So what happens? Performance testers say they won't test without a GUI, and developers generally don't have a testable GUI until the end of their release; so that means that performance testing will be done at the end. Hang on! I know that one of the biggest complaints by performance testing teams is that they are always at the end of the cycle and they never have enough time to test. Even if they do get the testing completed, if they find problems, the app gets released anyway because there was no time to fix the issues.
One of the biggest, if not the biggest, problem that performance testers have is that they are being relegated to the end of a release; yet they are perpetuating the problem by not testing earlier drops that do not have a GUI. This seems quite strange to me.
So what can performance testers do? Start doing headless performance testing. Start testing components before a GUI exists. The earlier you are testing, the quicker the problems are found, the more likely it is that the problems will be fixed and that means higher quality releases.

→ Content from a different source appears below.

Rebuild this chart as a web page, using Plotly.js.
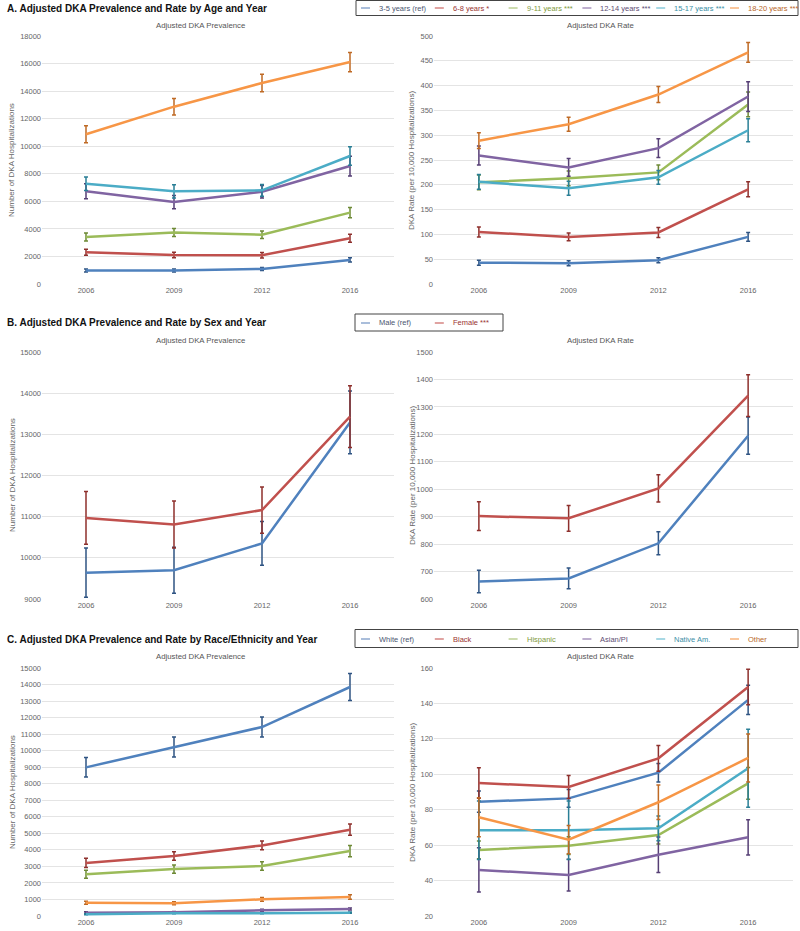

Is a test harness enough? In some cases, yes. But in most cases, you will also need to employ stubs or virtual/simulated services. Stubs are pieces of code that "stub" entities which do not exist. When you are trying to test a service, you might not have a front end (GUI) and you probably do not have a backend to the service. The service may talk to other services, servers or databases. And if those backend entities do not exist, then you have to put something in place to simulate that backend so that the service you are attempting to test will function and react properly.

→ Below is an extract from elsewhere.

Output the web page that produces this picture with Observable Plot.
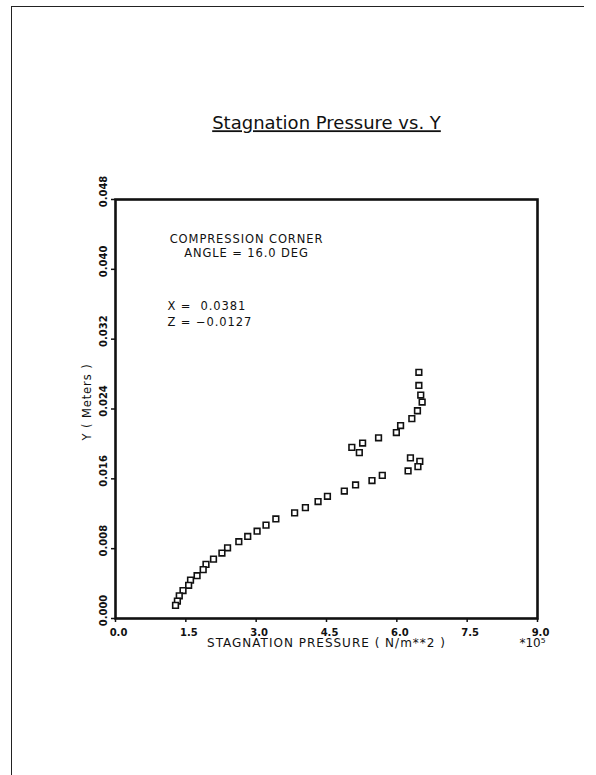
<!DOCTYPE html>
<html>
<head>
<meta charset="utf-8">
<script src="https://cdn.jsdelivr.net/npm/d3@7"></script>
<script src="https://cdn.jsdelivr.net/npm/@observablehq/plot@0.6"></script>
<style>
  html, body { margin: 0; padding: 0; background: #fff; }
  #page { position: relative; width: 596px; height: 775px; overflow: hidden; }
  #border { position: absolute; left: 11px; top: 6px; width: 572px; height: 775px;
            border-top: 1.5px solid #222; border-left: 1.5px solid #222; }
  #chart { position: absolute; left: 0; top: 0; }
  .ann text { letter-spacing: 0.9px; }
  .xlab text { letter-spacing: 1px; }
</style>
</head>
<body>
<div id="page"><div id="border"></div><div id="chart"></div></div>
<script>
// Stagnation pressure (×10^5 N/m**2) and Y (meters)
const pressure = [6.47, 6.47, 6.51, 6.54, 6.44, 6.32, 6.08, 5.99, 5.61, 5.27, 5.04, 5.20,
  6.29, 6.49, 6.45, 6.24, 5.69, 5.47, 5.12, 4.88, 4.52, 4.32, 4.05, 3.82, 3.42, 3.21,
  3.02, 2.82, 2.63, 2.39, 2.27, 2.09, 1.93, 1.87, 1.74, 1.60, 1.56, 1.44, 1.36, 1.32, 1.28];
const yMeters = [0.0282, 0.0267, 0.0256, 0.0248, 0.0238, 0.0229, 0.0221, 0.0213, 0.0207, 0.0201, 0.0196, 0.0190,
  0.0184, 0.0180, 0.0174, 0.0169, 0.0164, 0.0158, 0.0153, 0.0146, 0.0140, 0.0134, 0.0127, 0.0121, 0.0114, 0.0107,
  0.0100, 0.0094, 0.0088, 0.0081, 0.0075, 0.0068, 0.0062, 0.0056, 0.0049, 0.0044, 0.0038, 0.0032, 0.0026, 0.0020, 0.0015];
const xTicks = [0, 1.5, 3.0, 4.5, 6.0, 7.5, 9.0];
const yTicks = [0, 0.008, 0.016, 0.024, 0.032, 0.040, 0.048];
const titleText = "Stagnation Pressure vs. Y";
const xLabel = "STAGNATION PRESSURE ( N/m**2 )";
const xScaleNote = "*10\u2075";
const yLabel = "Y ( Meters )";
const caseLines = ["COMPRESSION CORNER", "ANGLE = 16.0 DEG"];
const coordLines = ["X =  0.0381", "Z = \u22120.0127"];

const data = pressure.map((p, i) => ({p, y: yMeters[i]}));
const font = "DejaVu Sans, sans-serif";

const chart = Plot.plot({
  width: 596, height: 775,
  marginTop: 199, marginBottom: 157, marginLeft: 115, marginRight: 59,
  x: {domain: [0, 9]},
  y: {domain: [0, 0.048]},
  style: {fontFamily: font, background: "transparent", color: "#111"},
  marks: [
    Plot.axisX({ticks: xTicks, tickSize: 4, text: null, label: null, stroke: "#111", strokeWidth: 1.5}),
    Plot.axisX({ticks: xTicks, tickFormat: d3.format(".1f"), tickSize: 0, tickPadding: 10, dx: 3,
      fontSize: 10, fontWeight: "bold", label: null}),
    Plot.axisY({ticks: yTicks, tickSize: 4, text: null, label: null, stroke: "#111", strokeWidth: 1.5}),
    Plot.axisY({ticks: yTicks, tickFormat: d3.format(".3f"), tickSize: 0, tickPadding: 9, dy: -8,
      tickRotate: -90, fontSize: 10, fontWeight: "bold", label: null}),
    Plot.frame({stroke: "#111", strokeWidth: 2.6}),
    Plot.dot(data, {x: "p", y: "y", symbol: "square", r: 3.2, stroke: "#111", strokeWidth: 1.6, fill: "white"}),
    Plot.text([titleText], {frameAnchor: "top", dy: -76, lineAnchor: "middle", fontSize: 18,
      fill: "#111", className: "ttl"}),
    Plot.text([caseLines.join("\n")], {frameAnchor: "top-left", dx: 131, dy: 34, lineAnchor: "top",
      textAnchor: "middle", fontSize: 11.5, lineHeight: 1.22, fill: "#111", className: "ann"}),
    Plot.text([coordLines.join("\n")], {frameAnchor: "top-left", dx: 52, dy: 99, lineAnchor: "top",
      textAnchor: "start", fontSize: 11.5, lineHeight: 1.4, fill: "#111", className: "ann"}),
    Plot.text([xLabel], {frameAnchor: "bottom", dy: 25, lineAnchor: "middle", fontSize: 12,
      fill: "#111", className: "xlab"}),
    Plot.text([xScaleNote], {frameAnchor: "bottom-right", dx: 8, dy: 25, lineAnchor: "middle",
      textAnchor: "end", fontSize: 12, fill: "#111"}),
    Plot.text([yLabel], {frameAnchor: "left", dx: -28, dy: -7, rotate: -90, lineAnchor: "middle",
      textAnchor: "middle", fontSize: 11.5, fill: "#111", className: "ann"})
  ]
});
chart.querySelectorAll(".ttl text").forEach(t => t.setAttribute("text-decoration", "underline"));
document.getElementById("chart").appendChild(chart);
</script>
</body>
</html>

I've mentioned services quite bit. These seemingly innocent components are exacerbating the need for headless testing but are also allowing it to be more feasible. Before, with siloed applications, it was a problem to only test at the end; but hey that's what happened. Now with SOA, services are being deployed and many, many applications are utilizing them. It is no longer ok just to test one app to ensure that it will work as designed. Services need to be performance tested by themselves to fully stress their anticipated load. Just because a service seems to work with one application or another, all the applications combined that are using a single service may overly stress that service and cause it to fail.
The good news is that since these services should be well defined and encapsulated, it becomes possible to properly test them with a GUI--again, either by utilizing a WSDL or a test harness from developers. Headless testing will not only help ensure proper performance of an app in production, but it also enables testing earlier in the lifecycle. Before well-defined components, testing earlier was doable but so hard to do that most just refused. SOA allows early testing to become a reality.

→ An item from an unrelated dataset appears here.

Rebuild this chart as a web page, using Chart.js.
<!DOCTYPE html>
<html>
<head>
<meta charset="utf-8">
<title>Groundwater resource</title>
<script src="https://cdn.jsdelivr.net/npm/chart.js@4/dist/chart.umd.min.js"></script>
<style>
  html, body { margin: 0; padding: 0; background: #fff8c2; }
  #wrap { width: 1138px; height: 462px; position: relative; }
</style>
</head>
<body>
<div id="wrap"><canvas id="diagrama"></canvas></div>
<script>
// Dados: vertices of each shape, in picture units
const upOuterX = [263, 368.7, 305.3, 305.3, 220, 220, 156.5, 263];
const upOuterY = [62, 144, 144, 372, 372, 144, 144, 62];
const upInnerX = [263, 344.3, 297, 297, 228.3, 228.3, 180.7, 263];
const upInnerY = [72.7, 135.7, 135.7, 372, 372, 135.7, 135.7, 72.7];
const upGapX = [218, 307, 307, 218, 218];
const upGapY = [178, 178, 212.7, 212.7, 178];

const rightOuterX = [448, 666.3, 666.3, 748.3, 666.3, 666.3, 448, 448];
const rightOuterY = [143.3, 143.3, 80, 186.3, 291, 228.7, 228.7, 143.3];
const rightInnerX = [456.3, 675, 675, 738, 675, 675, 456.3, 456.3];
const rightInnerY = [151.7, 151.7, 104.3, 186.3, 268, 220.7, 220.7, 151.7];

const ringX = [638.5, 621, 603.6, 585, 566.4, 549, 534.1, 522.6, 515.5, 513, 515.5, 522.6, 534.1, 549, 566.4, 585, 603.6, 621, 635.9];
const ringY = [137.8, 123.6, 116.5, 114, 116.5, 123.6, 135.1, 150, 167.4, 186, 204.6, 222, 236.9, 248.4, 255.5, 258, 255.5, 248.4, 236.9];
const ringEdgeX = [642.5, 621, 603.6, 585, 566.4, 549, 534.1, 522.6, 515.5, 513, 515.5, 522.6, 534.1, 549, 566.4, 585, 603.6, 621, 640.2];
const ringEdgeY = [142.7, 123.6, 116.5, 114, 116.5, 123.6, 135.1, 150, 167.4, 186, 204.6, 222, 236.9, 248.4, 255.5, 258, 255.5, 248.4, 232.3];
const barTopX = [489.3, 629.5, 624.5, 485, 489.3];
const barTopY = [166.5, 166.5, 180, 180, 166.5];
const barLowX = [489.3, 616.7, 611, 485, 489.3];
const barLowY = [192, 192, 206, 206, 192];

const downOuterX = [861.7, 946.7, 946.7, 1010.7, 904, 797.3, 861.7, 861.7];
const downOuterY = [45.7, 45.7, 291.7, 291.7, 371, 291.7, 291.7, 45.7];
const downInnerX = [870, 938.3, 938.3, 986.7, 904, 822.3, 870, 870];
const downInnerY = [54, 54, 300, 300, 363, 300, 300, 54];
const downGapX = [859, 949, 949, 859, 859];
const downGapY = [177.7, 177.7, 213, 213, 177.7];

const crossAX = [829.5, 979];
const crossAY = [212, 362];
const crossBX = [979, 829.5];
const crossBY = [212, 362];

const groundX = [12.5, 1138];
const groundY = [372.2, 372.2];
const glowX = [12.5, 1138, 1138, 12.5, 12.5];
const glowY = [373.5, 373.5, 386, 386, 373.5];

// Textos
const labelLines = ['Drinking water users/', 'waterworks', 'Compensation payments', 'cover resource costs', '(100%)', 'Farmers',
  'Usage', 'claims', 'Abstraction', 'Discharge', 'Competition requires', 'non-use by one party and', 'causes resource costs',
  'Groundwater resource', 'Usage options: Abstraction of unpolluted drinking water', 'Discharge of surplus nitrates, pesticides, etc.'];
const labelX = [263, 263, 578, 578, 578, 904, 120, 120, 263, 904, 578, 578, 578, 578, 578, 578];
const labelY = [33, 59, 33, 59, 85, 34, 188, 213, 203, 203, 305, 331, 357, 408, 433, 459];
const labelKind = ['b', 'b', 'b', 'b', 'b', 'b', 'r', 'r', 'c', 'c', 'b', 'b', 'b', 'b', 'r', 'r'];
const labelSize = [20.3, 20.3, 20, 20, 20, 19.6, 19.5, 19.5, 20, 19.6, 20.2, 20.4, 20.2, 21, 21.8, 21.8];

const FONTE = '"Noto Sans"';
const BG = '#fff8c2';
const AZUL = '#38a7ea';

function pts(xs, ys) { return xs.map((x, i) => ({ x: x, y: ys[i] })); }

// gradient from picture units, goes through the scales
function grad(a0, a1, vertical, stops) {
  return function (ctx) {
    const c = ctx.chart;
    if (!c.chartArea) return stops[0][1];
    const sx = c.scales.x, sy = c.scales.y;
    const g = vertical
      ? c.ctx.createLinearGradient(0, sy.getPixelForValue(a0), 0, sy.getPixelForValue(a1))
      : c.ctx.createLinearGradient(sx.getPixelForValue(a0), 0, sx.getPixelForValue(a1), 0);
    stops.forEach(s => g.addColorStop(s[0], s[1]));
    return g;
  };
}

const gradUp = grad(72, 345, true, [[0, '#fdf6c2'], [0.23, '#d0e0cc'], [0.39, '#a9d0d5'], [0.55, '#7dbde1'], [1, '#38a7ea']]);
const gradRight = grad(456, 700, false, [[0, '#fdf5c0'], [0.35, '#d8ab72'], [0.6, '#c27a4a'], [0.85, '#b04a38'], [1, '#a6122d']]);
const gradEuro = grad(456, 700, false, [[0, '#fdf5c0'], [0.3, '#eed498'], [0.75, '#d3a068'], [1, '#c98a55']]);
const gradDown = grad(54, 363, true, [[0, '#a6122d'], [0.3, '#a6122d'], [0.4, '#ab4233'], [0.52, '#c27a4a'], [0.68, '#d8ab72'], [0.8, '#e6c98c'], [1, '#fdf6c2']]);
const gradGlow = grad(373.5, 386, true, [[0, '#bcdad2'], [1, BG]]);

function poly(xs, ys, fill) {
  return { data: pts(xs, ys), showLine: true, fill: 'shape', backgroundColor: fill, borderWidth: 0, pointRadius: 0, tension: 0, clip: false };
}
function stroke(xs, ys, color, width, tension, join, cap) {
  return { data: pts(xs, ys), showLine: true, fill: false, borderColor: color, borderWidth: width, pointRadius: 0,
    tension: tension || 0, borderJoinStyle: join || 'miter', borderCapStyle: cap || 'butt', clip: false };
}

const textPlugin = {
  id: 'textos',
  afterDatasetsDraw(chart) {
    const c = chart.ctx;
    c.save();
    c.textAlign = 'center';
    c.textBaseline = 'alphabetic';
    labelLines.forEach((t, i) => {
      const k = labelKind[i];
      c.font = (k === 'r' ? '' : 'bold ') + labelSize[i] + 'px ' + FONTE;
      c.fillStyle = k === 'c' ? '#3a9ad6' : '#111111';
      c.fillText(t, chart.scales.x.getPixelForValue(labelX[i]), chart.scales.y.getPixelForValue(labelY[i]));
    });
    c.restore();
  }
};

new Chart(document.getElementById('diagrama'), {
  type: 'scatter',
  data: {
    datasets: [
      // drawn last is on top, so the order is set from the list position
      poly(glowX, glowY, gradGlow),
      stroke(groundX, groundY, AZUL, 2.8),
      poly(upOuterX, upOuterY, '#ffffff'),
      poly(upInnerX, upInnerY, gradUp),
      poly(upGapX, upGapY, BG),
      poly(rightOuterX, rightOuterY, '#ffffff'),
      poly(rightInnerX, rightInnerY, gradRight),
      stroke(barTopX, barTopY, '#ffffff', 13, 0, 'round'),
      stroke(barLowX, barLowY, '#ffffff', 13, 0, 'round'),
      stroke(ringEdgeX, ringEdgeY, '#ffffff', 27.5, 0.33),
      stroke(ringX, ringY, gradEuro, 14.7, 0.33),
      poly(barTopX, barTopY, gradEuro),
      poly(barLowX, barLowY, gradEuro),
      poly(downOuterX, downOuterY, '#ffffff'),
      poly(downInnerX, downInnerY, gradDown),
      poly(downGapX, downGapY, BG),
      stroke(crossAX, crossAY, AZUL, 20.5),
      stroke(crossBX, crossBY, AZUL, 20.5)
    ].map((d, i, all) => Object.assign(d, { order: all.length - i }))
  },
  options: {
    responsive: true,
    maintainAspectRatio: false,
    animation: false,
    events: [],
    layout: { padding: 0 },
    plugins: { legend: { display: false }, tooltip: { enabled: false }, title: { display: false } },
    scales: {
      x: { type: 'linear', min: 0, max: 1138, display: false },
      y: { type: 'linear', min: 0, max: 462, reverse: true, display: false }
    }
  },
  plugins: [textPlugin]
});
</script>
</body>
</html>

Performance testers need to understand this new reality. It is time that we embrace the services and not just rely on developers to test them. We have been complaining for years that we need to start testing earlier and now, that it can become a possibility, we need to jump at the opportunity.
Is Business Process testing and End-2-End Testing going away? Of course not. They are important, and they will always be. Being able to test earlier will just allow many more performance issues to be found and corrected before applications get released. Testing individual services is needed because, many times, services are released before applications begin using them. I don't think anyone wants any component released into production without it being properly tested.
What have I been trying to say? Performance testers need to step up and start testing individual components. It may be difficult at first because it is a new skill that needs to be learned; however, once a tester gains that expertise, they will make themselves more relevant in the entire application lifecycle, gain more credibility with developers, and assist in releasing higher quality applications. Leaving component testing to developers will eventually lead to poorer quality applications being delivered or a longer delay in releasing a quality application. I can easily say this because QA was created to prevent the low quality apps that were being delivered. If developers were great testers then QA would not exist. That being said, QA can't abdicate their responsibility and rely on developers to test.
Headless testing: learn it, love it, performance test it.